Court judgments mirror constitutional evolution and, to this end, the authors noted that many constitutional decisions under CJ Wee Chong Jin, Singapore's first chief justice, were "functional, workmanlike and read like trial court judges' judgments even when they emanated from the Court of Appeal".
The Wee Court, operating from 1965 to 1990, served when Singapore was pursuing development "most aggressively" and the "will of Parliament was given greatest latitude", they added.
CJ Wee was succeeded by CJ Yong, a former banker and lawyer, in 1990 - a surprise move as many expected Justice Lai Kew Chai, who had been on the Bench for almost a decade, to be named CJ, they wrote.
CJ Yong in his 16 years as Singapore's top judge succeeded in "transforming the judiciary into one of the most efficient and dynamic in the world". But decisions on constitutional matters by the Yong Court were pro-State in orientation, said the authors, illustrating with examples.
They cited the 1994 Jehovah's Witnesses case that came before CJ Yong as "the high watermark in the judicial defence of statist values".
"The Court evinced a distinct distrust of scholarly writing and in the precedents of foreign courts and more often than not took a literal anti-rights interpretation of the Constitution," said the authors.
Unlike the Yong Court, the Chan Court that followed took rights seriously and went to great pains to explain why constitutional rights are important. The quality of judgments on the whole improved dramatically during CJ Chan's term, the authors said, but they made it clear that it was by no means "activist, preferring a calibrated approach to review of executive action".
The authors observed that there was no detectable shift in approaches to constitutional interpretation between the Chan Court and the work of current CJ Sundaresh Menon, who took charge in 2012.
"Much that was initiated in Chan's era appears to continue in practice in the Menon Court," they noted.
The landmark moments in Singapore's constitutional development which the authors highlight include then Nominated MP Walter Woon's tabling in 1994 of the first private member's Bill: the Maintenance of Parents Bill.
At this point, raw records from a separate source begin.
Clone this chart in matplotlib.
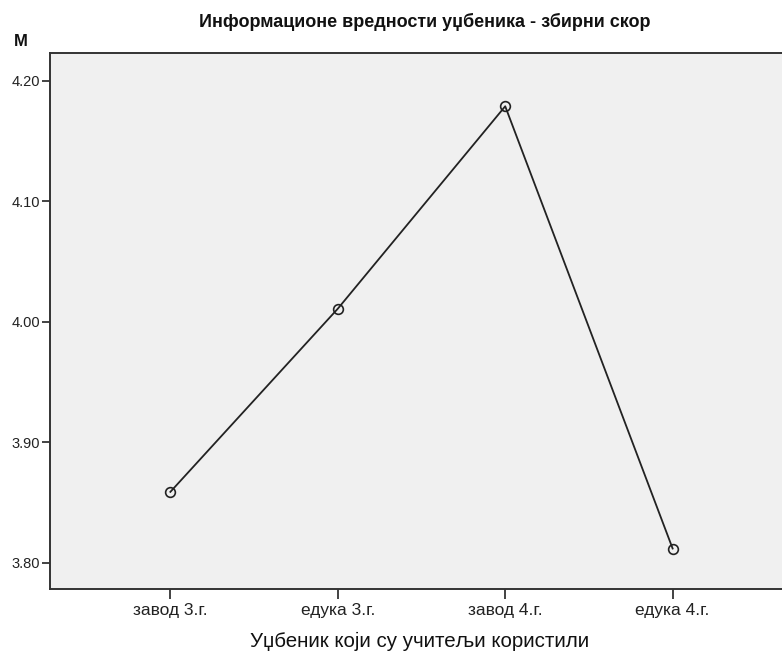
import matplotlib
matplotlib.use("Agg")
import matplotlib.pyplot as plt
from matplotlib import font_manager as fm

categories = ["завод 3.г.", "едука 3.г.", "завод 4.г.", "едука 4.г."]
means = [3.859, 4.011, 4.179, 3.812]
yticks = [3.80, 3.90, 4.00, 4.10, 4.20]

names = {f.name for f in fm.fontManager.ttflist}
fam = ["Liberation Sans Narrow", "Liberation Sans", "DejaVu Sans"]
fam = [f for f in fam if f in names] + ["DejaVu Sans"]
plt.rcParams["font.family"] = fam

W, H = 782, 654
fig = plt.figure(figsize=(W / 100, H / 100), dpi=100)
ax = fig.add_axes([50 / W, 1 - 589 / H, (W - 50) / W + 0.01, (589 - 53) / H])
ax.set_facecolor("#f0f0f0")

x = list(range(len(categories)))
ax.plot(x, means, color="#222222", lw=1.3, marker="o", markersize=7,
        markerfacecolor="none", markeredgecolor="#222222", markeredgewidth=1.2)

ax.set_ylim(3.7784, 4.2232)
ax.set_xlim(-0.719, 3.70)
ax.set_yticks(yticks)
ax.set_yticklabels([f"{v:.2f}" for v in yticks], fontsize=10.5)
ax.set_xticks(x)
ax.set_xticklabels(categories, fontsize=12.5)
ax.tick_params(axis="y", direction="out", length=6, width=1.2, pad=1, colors="#222222")
ax.tick_params(axis="x", direction="out", length=7, width=1.2, pad=3, colors="#222222")
for s in ["left", "bottom", "top"]:
    ax.spines[s].set_linewidth(1.4)
    ax.spines[s].set_color("#333333")
ax.spines["right"].set_visible(False)

ax.set_xlabel("Уџбеник који су учитељи користили", fontsize=14.8, labelpad=10, color="#111111")
fig.text(425 / W, 1 - 22 / H, "Информационе вредности уџбеника - збирни скор",
         ha="center", va="center", fontsize=13, fontweight="bold", color="#111111")
fig.text(21 / W, 1 - 42 / H, "M", ha="center", va="center", fontsize=12,
         fontweight="bold", color="#111111")

fig.savefig("out.png", dpi=100)
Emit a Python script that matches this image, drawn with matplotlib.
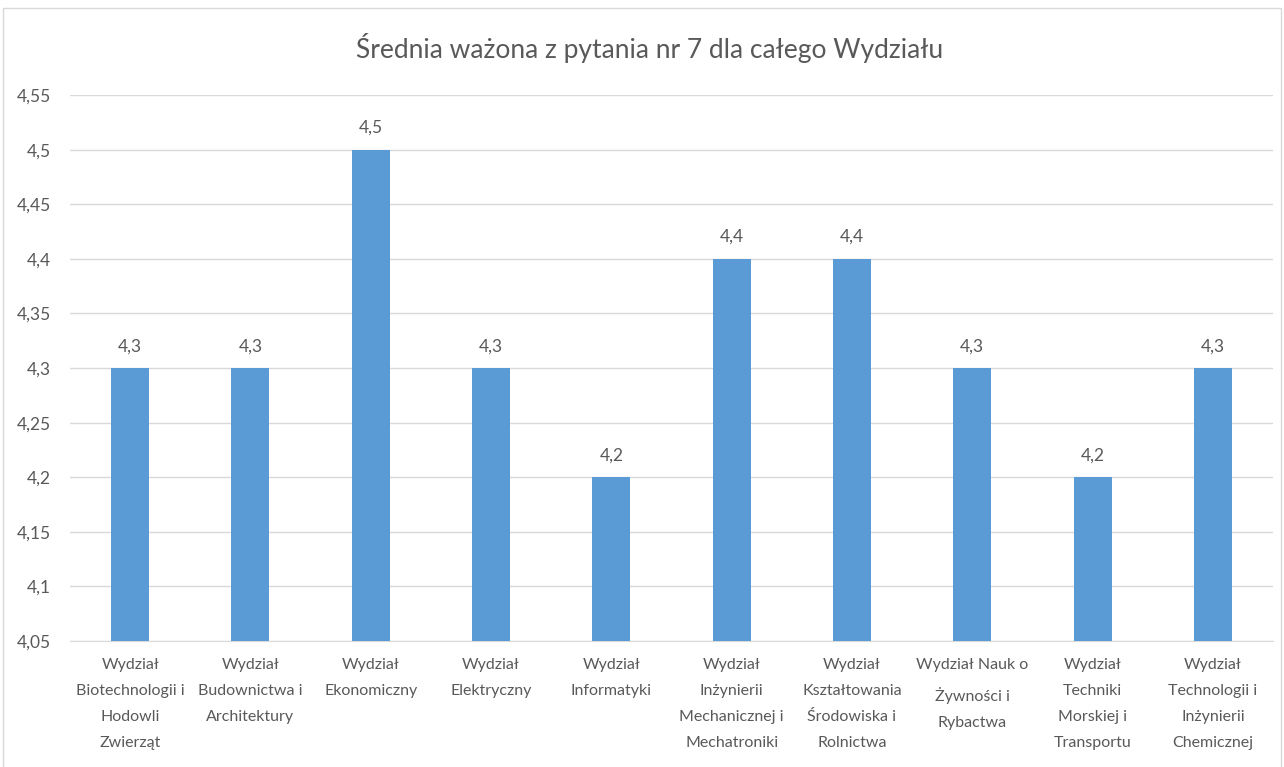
import matplotlib.pyplot as plt
from matplotlib.patches import Rectangle

plt.rcParams['font.family'] = ['Lato', 'DejaVu Sans']

kategorie = [
    "Wydział\nBiotechnologii i\nHodowli\nZwierząt",
    "Wydział\nBudownictwa i\nArchitektury",
    "Wydział\nEkonomiczny",
    "Wydział\nElektryczny",
    "Wydział\nInformatyki",
    "Wydział\nInżynierii\nMechanicznej i\nMechatroniki",
    "Wydział\nKształtowania\nŚrodowiska i\nRolnictwa",
    "Wydział Nauk o\nŻywności i\nRybactwa",
    "Wydział\nTechniki\nMorskiej i\nTransportu",
    "Wydział\nTechnologii i\nInżynierii\nChemicznej",
]
wartosci = [4.3, 4.3, 4.5, 4.3, 4.2, 4.4, 4.4, 4.3, 4.2, 4.3]
y_ticks = [4.05, 4.1, 4.15, 4.2, 4.25, 4.3, 4.35, 4.4, 4.45, 4.5, 4.55]
y_labels = ["4,05", "4,1", "4,15", "4,2", "4,25", "4,3", "4,35", "4,4", "4,45", "4,5", "4,55"]

tekst = "#595959"
fig = plt.figure(figsize=(12.84, 7.67), dpi=100)
ax = fig.add_axes([0.0545, 0.1643, 0.937, 0.7117])

x = range(len(wartosci))
ax.bar(x, wartosci, width=0.315, color="#5B9BD5", zorder=3)
for i, v in zip(x, wartosci):
    ax.annotate(f"{v:.1f}".replace(".", ","), (i, v), xytext=(0, 10),
                textcoords="offset points", ha="center", va="bottom",
                fontsize=12.5, color=tekst)

ax.set_xlim(-0.5, len(wartosci) - 0.5)
ax.set_ylim(4.05, 4.55)
ax.set_yticks(y_ticks)
ax.set_yticklabels(y_labels, fontsize=12.5, color=tekst)
ax.set_xticks(list(x))
ax.set_xticklabels(kategorie, fontsize=11.5, color=tekst, linespacing=2.1, va="top")
ax.tick_params(axis="both", length=0)
ax.tick_params(axis="x", pad=12)
ax.tick_params(axis="y", pad=14)
ax.grid(axis="y", color="#D9D9D9", linewidth=1, zorder=0)
for s in ax.spines.values():
    s.set_visible(False)
ax.spines["bottom"].set_visible(True)
ax.spines["bottom"].set_color("#D9D9D9")

fig.text(0.506, 0.937, "Średnia ważona z pytania nr 7 dla całego Wydziału",
         ha="center", va="center", fontsize=19, color=tekst)

fig.patches.append(Rectangle((3 / 1284, -0.01), 1278 / 1284, 1 - 8 / 767 + 0.01,
                             transform=fig.transFigure, fill=False,
                             edgecolor="#D9D9D9", linewidth=1))

fig.savefig("out.png", dpi=100)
It was a controversial piece of legislation as it was seen in several quarters as a pro-Confucian law to legislate filial piety.
The Bill sparked three days of impassioned debate in Parliament and attracted more than 1,000 representations from the public before it was passed into law two years later.
Separately, the authors probed Singapore's law in relation to political defamation - "a heavily litigated area which looms large in constitutional case law".
They suggested there are signs that defamation law in Singapore "is finding a new, positive equilibrium which gives due weight to free speech and reputational values".
Among other things, they noted that no political defamation suits were launched after the 2011 General Election, unlike preceding elections.
But whether it is the contentious 2007 debate in - as well as out of - Parliament over the desirability of removing Section 377A, the homosexuality clause in the Penal Code that forbids sex between males, or the alleged 1987 Marxist Conspiracy revisited, the authors conceded that the book's title, reflecting 50 moments of their choice, "is likely to invite controversy".
But the authors are more likely to be lauded for celebrating the country's Golden Jubilee by contributing to the conversation on Singapore in the next 50 years, and as its laws and legal rulings are set to further evolve in tandem with society.
The book, published by Marshall Cavendish and priced at $39.90, is available at leading bookstores.